4. Fudirs or Serfs on the Land.

The social position of fudirs, saer and daer, has been already explained (p. 162). The saer-fudirs were permitted to take land from year to year; and they could not be disturbed till the end of their term. Allowance had to be made to them for unexhausted improvements, such as manure. As they were permitted a settlement by the grace of the chief, they were reckoned a part of the chief’s tine or family (Br. Laws, IV. 283), though they were not members of the tribe. Outside these small privileges, however, they were tenants at will. It would seem indeed that the chief might demand almost anything he pleased from a fudir tenant, and if refused might turn him off (III. 131) But the daer-fudirs were in a still worse position. If a daer-fudir took land, it did not belong to him during occupation (III. 131) ; he was merely permitted to till it – he was a tenant at will, having no right whatever in his holding. He was completely at the mercy of the chief, who generally rackrented him so as to leave barely enough for subsistence. The daer-fudirs, after a certain period of residence (p. 163, supra), belonged to the land on which they were settled, and could not leave it. The land kept by a ‘flaith’ or noble in his own hands was commonly worked by daer-fudirs : and none but a noble could keep them on his estate.

Spenser, Davies, and other early English writers speak of the Irish tenants as in a condition worse than that of bondslaves, and as taking land only from year to year. No doubt, the tenants they had in view were the fudirs, who must have been particularly numerous during the Irish wars of Elizabeth (p. 164, supra). It is evident from the Brehon Law that the fudirs were a most important class on account of their numbers; for as they tended to increase in the disturbed state of the country from the ninth century down, they must ultimately have formed a very large proportion of the population.

Sometimes a whole tribe, for one reason or another , came to be in such a state of dependence or serfdom as to approach slavery. They were commonly a tribe who had been expelled from their homes by stronger settlers or invaders, and who, seeking a place of settlement from a strange chief, were received by him under hard conditions. Such a tribe was usually designated d’aer-thuath’ (dair-hooa) , i.e. ‘bond-tribe,’ corresponding with. ‘daer-cheile’ as applied to an individual (p. 189, supra) : often called in English, ‘enslaved tribe,’ but the people were really not slaves. They were subject to heavy tributes, and had to execute certain works, such as building, road-repairing, &c., without payment, for the chief of the district, and they were looked upon as inferiors by the people among whom they settled.

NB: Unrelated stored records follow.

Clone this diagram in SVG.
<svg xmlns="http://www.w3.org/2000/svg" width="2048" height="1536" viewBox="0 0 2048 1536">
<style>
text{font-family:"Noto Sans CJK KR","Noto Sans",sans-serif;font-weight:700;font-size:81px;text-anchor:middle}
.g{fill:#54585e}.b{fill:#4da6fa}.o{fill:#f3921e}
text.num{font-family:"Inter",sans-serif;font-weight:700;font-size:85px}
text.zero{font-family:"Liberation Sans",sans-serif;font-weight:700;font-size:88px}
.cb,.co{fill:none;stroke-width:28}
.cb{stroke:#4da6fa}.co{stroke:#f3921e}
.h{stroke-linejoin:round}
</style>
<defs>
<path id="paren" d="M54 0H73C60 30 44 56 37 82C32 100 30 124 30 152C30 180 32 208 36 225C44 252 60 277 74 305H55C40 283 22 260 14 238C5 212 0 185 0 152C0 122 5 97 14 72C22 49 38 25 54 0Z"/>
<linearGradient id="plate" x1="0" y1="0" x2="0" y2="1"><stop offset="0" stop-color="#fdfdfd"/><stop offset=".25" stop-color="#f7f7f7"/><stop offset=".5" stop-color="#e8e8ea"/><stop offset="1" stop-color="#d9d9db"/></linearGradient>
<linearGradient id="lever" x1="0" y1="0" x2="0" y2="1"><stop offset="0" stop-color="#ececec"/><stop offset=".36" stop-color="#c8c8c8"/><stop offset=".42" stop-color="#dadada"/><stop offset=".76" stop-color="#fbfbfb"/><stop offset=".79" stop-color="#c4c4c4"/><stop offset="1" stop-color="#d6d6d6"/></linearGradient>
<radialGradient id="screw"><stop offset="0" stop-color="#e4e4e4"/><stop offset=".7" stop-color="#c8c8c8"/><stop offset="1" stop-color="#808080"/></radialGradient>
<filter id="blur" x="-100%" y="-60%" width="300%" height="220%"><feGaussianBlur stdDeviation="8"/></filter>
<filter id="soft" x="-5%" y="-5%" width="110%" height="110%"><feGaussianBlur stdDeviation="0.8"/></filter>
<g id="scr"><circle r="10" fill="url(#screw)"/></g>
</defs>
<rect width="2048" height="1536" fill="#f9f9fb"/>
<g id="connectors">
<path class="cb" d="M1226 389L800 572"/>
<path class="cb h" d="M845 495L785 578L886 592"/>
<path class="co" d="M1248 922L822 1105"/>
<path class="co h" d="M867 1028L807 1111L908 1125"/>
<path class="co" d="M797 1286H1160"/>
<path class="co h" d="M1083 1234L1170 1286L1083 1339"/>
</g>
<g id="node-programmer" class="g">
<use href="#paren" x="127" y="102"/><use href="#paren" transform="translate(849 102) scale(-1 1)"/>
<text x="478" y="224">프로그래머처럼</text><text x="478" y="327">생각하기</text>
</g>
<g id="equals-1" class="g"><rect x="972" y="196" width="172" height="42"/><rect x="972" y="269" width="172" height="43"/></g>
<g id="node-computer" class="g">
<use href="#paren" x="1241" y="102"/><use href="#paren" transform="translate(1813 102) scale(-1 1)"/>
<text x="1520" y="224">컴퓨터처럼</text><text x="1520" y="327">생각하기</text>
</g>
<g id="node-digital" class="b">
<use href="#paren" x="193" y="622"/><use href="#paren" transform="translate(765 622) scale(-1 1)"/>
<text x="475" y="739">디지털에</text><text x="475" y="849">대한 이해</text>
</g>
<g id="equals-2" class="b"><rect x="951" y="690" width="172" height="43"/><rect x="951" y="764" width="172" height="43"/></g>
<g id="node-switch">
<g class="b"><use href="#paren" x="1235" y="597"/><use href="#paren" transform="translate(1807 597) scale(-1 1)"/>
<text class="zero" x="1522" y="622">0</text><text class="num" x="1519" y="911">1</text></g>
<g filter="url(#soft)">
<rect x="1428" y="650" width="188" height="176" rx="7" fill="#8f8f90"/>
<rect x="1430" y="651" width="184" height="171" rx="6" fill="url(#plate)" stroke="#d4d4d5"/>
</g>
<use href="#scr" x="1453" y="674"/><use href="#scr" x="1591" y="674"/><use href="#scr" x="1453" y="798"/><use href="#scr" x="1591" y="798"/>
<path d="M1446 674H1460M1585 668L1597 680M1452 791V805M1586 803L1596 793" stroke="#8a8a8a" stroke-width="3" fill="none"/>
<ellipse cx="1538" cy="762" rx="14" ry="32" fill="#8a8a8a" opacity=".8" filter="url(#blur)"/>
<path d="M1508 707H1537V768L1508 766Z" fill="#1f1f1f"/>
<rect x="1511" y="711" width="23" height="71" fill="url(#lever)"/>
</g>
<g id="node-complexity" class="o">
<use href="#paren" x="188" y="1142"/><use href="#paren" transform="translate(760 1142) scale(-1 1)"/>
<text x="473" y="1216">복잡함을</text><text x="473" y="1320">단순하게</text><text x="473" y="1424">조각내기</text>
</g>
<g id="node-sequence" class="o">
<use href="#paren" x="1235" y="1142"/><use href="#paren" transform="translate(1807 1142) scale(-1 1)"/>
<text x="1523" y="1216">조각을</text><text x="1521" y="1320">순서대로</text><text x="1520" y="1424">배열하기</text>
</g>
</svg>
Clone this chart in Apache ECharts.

The ancient rights of the tenants, i.e. of the ceiles or freemen, as may be gathered from the preceding part of this chapter, were chiefly three :-.
A right to some portion of the arable or tribe-land, and to the use of the commons :
Aright to pay no more than a fair rent, which, in the absence of express agreement, was adjusted by law (Br. Laws, I. 159; II. 317; III. 127)
A right to Own a house and homestead, and (with certain equitable exceptions) all unexhausted improvements.(Brehon Laws, IV. 133, 135, 137)

Unless under special contract, in individual cases, the fudirs had no claim to these-with this exception, how-ever, that the saer-fudirs had a right to their un-exhausted improvements. Among the freemen who held the tribe-land there was no such thing as eviction from house or land, for there was a universal conviction that the landlord was not the absolute owner, so that all free tenants had what was equivalent to fixity of tenure. If a man failed to pay the subsidy to his chief, or the rent of land held in any way, or the debt due for stock, it was recovered like any other debt, by the processes described in next chapter, never by process of eviction. (Brehon Laws, I 123, 157, 159, 169, 187, 215, 217, 219, 231, 233.)

5. Descent of Land.

In Ireland the land descended in three different ways.
First, as private property.- When a man had land understood to be his own, it would naturally pass to his heirs( Brehon Laws: III. 399; IV. 45, 69.) – i.e. his heirs in the sense then understood, not necessarily in our sense of the word; or he might if he wished divide it among them during his life – a thing that was sometimes done. In the Tripartite Life of St. Patrick (109, 111), we find cases of the sons inheriting the land of their father. There appears in the Brehon Law a tendency to favour descent of land by private ownership: “The Brehon Law writers seem to me distinctly biassed in favour of the descent of property in individual families.”(Maine, Anc. Inst. 193)
It should be remarked that those who inherited the property inherited also the liabilities.(Br. Laws, III. 399-405 ; IV, 45)

Second.-The land held by the chief as mensal estate descended, not to his heir, but to the person who succeeded him in the chiefship. This is what is known as descent by Tanistry.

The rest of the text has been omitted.